== SHORT EXERCISE ==
Exactly as they appear, output all of the records. Skip any images.
++++ DATA FOR THIS TASK
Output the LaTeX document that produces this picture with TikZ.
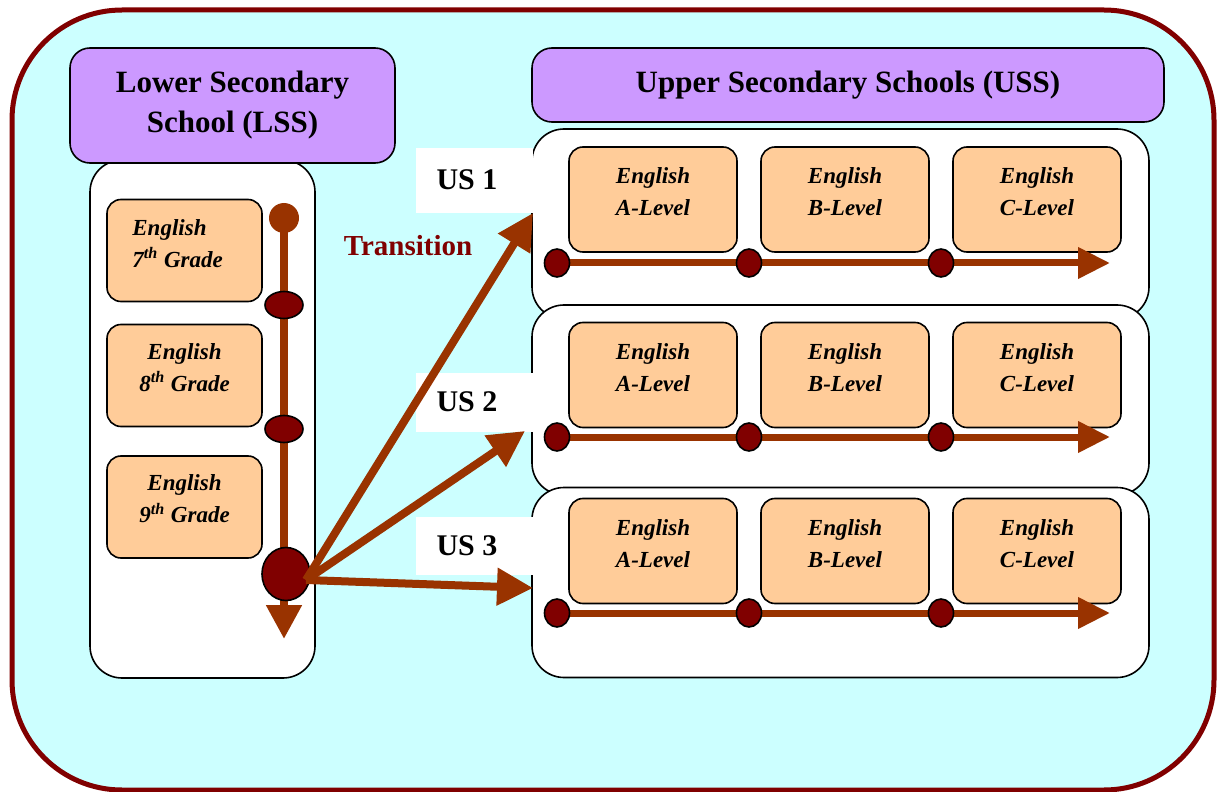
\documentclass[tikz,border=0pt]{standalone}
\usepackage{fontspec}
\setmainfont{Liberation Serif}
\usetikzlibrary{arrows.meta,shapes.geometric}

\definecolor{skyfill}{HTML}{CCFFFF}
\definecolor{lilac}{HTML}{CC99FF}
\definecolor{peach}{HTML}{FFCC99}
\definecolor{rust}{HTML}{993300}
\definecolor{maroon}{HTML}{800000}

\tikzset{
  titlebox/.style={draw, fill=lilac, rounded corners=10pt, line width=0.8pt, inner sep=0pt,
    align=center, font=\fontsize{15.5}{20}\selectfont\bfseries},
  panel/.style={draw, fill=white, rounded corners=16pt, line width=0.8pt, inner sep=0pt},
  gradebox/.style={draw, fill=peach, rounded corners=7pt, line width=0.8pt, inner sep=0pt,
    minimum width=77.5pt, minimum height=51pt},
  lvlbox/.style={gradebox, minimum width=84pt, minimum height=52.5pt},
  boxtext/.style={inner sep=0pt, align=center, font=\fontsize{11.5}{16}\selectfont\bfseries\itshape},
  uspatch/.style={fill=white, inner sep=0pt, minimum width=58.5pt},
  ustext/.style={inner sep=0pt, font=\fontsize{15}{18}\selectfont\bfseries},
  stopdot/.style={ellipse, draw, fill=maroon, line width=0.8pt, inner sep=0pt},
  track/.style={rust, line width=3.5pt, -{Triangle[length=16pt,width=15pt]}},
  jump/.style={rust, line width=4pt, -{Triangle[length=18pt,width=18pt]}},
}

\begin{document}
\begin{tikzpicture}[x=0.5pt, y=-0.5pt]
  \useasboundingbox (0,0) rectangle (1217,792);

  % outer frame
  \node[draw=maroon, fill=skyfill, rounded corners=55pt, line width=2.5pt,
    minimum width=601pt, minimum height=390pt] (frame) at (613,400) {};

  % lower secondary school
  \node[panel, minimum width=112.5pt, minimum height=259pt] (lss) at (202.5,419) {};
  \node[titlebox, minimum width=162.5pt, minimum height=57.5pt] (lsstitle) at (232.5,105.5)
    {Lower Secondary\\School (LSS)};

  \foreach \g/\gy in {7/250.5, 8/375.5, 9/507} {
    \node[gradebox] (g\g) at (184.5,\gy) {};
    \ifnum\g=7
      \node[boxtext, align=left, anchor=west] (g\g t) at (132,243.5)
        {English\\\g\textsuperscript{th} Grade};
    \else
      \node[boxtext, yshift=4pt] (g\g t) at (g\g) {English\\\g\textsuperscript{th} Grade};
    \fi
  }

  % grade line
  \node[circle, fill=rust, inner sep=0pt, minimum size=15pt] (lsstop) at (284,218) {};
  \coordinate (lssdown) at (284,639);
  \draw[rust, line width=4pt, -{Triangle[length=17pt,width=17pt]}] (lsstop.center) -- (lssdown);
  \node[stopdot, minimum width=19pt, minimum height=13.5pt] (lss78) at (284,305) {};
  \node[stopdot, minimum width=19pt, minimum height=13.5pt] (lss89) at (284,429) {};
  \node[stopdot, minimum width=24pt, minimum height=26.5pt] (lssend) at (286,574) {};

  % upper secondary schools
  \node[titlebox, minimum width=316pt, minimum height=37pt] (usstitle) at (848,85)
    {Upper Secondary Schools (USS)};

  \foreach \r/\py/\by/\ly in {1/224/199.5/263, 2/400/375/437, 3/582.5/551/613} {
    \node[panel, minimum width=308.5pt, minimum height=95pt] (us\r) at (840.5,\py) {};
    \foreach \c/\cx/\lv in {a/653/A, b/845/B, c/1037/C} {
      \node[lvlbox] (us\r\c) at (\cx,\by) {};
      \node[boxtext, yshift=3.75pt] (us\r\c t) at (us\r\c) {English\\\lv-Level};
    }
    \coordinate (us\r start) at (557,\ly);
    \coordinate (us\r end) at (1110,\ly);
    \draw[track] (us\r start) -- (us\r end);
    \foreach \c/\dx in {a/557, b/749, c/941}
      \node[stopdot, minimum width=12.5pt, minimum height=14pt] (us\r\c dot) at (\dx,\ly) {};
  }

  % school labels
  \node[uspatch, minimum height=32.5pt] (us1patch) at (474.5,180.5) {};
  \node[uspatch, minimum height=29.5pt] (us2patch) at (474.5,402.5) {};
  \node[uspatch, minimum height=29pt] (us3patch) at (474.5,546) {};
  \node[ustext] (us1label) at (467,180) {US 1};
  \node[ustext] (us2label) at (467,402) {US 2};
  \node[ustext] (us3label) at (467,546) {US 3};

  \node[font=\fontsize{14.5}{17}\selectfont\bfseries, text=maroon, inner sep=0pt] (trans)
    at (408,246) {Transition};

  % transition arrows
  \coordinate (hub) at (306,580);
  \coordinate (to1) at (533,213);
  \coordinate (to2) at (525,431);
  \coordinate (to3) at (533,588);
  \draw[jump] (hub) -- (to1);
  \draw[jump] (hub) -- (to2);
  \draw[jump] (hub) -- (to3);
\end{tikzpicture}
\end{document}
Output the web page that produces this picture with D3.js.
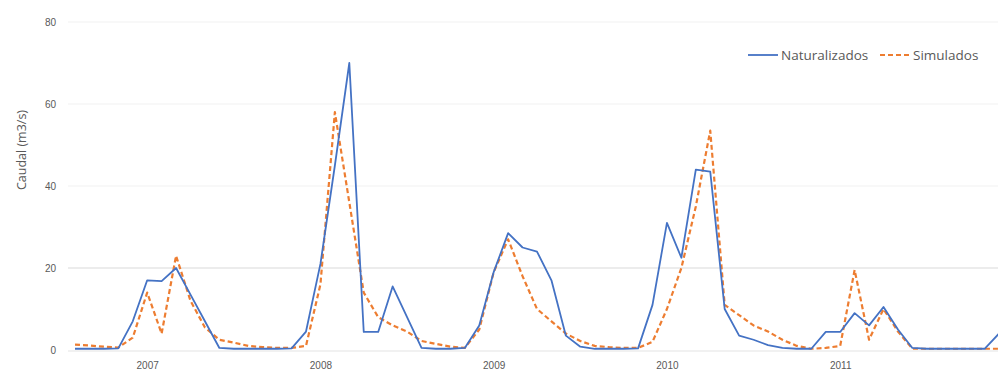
++++++++
== EXERCISE RESULT ==
Output the LaTeX document that produces this picture with TikZ.
\documentclass[tikz,border=0pt]{standalone}
\usepackage{fontspec}
\setmainfont{Liberation Serif}
\usetikzlibrary{arrows.meta,shapes.geometric}

\definecolor{skyfill}{HTML}{CCFFFF}
\definecolor{lilac}{HTML}{CC99FF}
\definecolor{peach}{HTML}{FFCC99}
\definecolor{rust}{HTML}{993300}
\definecolor{maroon}{HTML}{800000}

\tikzset{
  titlebox/.style={draw, fill=lilac, rounded corners=10pt, line width=0.8pt, inner sep=0pt,
    align=center, font=\fontsize{15.5}{20}\selectfont\bfseries},
  panel/.style={draw, fill=white, rounded corners=16pt, line width=0.8pt, inner sep=0pt},
  gradebox/.style={draw, fill=peach, rounded corners=7pt, line width=0.8pt, inner sep=0pt,
    minimum width=77.5pt, minimum height=51pt},
  lvlbox/.style={gradebox, minimum width=84pt, minimum height=52.5pt},
  boxtext/.style={inner sep=0pt, align=center, font=\fontsize{11.5}{16}\selectfont\bfseries\itshape},
  uspatch/.style={fill=white, inner sep=0pt, minimum width=58.5pt},
  ustext/.style={inner sep=0pt, font=\fontsize{15}{18}\selectfont\bfseries},
  stopdot/.style={ellipse, draw, fill=maroon, line width=0.8pt, inner sep=0pt},
  track/.style={rust, line width=3.5pt, -{Triangle[length=16pt,width=15pt]}},
  jump/.style={rust, line width=4pt, -{Triangle[length=18pt,width=18pt]}},
}

\begin{document}
\begin{tikzpicture}[x=0.5pt, y=-0.5pt]
  \useasboundingbox (0,0) rectangle (1217,792);

  % outer frame
  \node[draw=maroon, fill=skyfill, rounded corners=55pt, line width=2.5pt,
    minimum width=601pt, minimum height=390pt] (frame) at (613,400) {};

  % lower secondary school
  \node[panel, minimum width=112.5pt, minimum height=259pt] (lss) at (202.5,419) {};
  \node[titlebox, minimum width=162.5pt, minimum height=57.5pt] (lsstitle) at (232.5,105.5)
    {Lower Secondary\\School (LSS)};

  \foreach \g/\gy in {7/250.5, 8/375.5, 9/507} {
    \node[gradebox] (g\g) at (184.5,\gy) {};
    \ifnum\g=7
      \node[boxtext, align=left, anchor=west] (g\g t) at (132,243.5)
        {English\\\g\textsuperscript{th} Grade};
    \else
      \node[boxtext, yshift=4pt] (g\g t) at (g\g) {English\\\g\textsuperscript{th} Grade};
    \fi
  }

  % grade line
  \node[circle, fill=rust, inner sep=0pt, minimum size=15pt] (lsstop) at (284,218) {};
  \coordinate (lssdown) at (284,639);
  \draw[rust, line width=4pt, -{Triangle[length=17pt,width=17pt]}] (lsstop.center) -- (lssdown);
  \node[stopdot, minimum width=19pt, minimum height=13.5pt] (lss78) at (284,305) {};
  \node[stopdot, minimum width=19pt, minimum height=13.5pt] (lss89) at (284,429) {};
  \node[stopdot, minimum width=24pt, minimum height=26.5pt] (lssend) at (286,574) {};

  % upper secondary schools
  \node[titlebox, minimum width=316pt, minimum height=37pt] (usstitle) at (848,85)
    {Upper Secondary Schools (USS)};

  \foreach \r/\py/\by/\ly in {1/224/199.5/263, 2/400/375/437, 3/582.5/551/613} {
    \node[panel, minimum width=308.5pt, minimum height=95pt] (us\r) at (840.5,\py) {};
    \foreach \c/\cx/\lv in {a/653/A, b/845/B, c/1037/C} {
      \node[lvlbox] (us\r\c) at (\cx,\by) {};
      \node[boxtext, yshift=3.75pt] (us\r\c t) at (us\r\c) {English\\\lv-Level};
    }
    \coordinate (us\r start) at (557,\ly);
    \coordinate (us\r end) at (1110,\ly);
    \draw[track] (us\r start) -- (us\r end);
    \foreach \c/\dx in {a/557, b/749, c/941}
      \node[stopdot, minimum width=12.5pt, minimum height=14pt] (us\r\c dot) at (\dx,\ly) {};
  }

  % school labels
  \node[uspatch, minimum height=32.5pt] (us1patch) at (474.5,180.5) {};
  \node[uspatch, minimum height=29.5pt] (us2patch) at (474.5,402.5) {};
  \node[uspatch, minimum height=29pt] (us3patch) at (474.5,546) {};
  \node[ustext] (us1label) at (467,180) {US 1};
  \node[ustext] (us2label) at (467,402) {US 2};
  \node[ustext] (us3label) at (467,546) {US 3};

  \node[font=\fontsize{14.5}{17}\selectfont\bfseries, text=maroon, inner sep=0pt] (trans)
    at (408,246) {Transition};

  % transition arrows
  \coordinate (hub) at (306,580);
  \coordinate (to1) at (533,213);
  \coordinate (to2) at (525,431);
  \coordinate (to3) at (533,588);
  \draw[jump] (hub) -- (to1);
  \draw[jump] (hub) -- (to2);
  \draw[jump] (hub) -- (to3);
\end{tikzpicture}
\end{document}
Output the web page that produces this picture with D3.js.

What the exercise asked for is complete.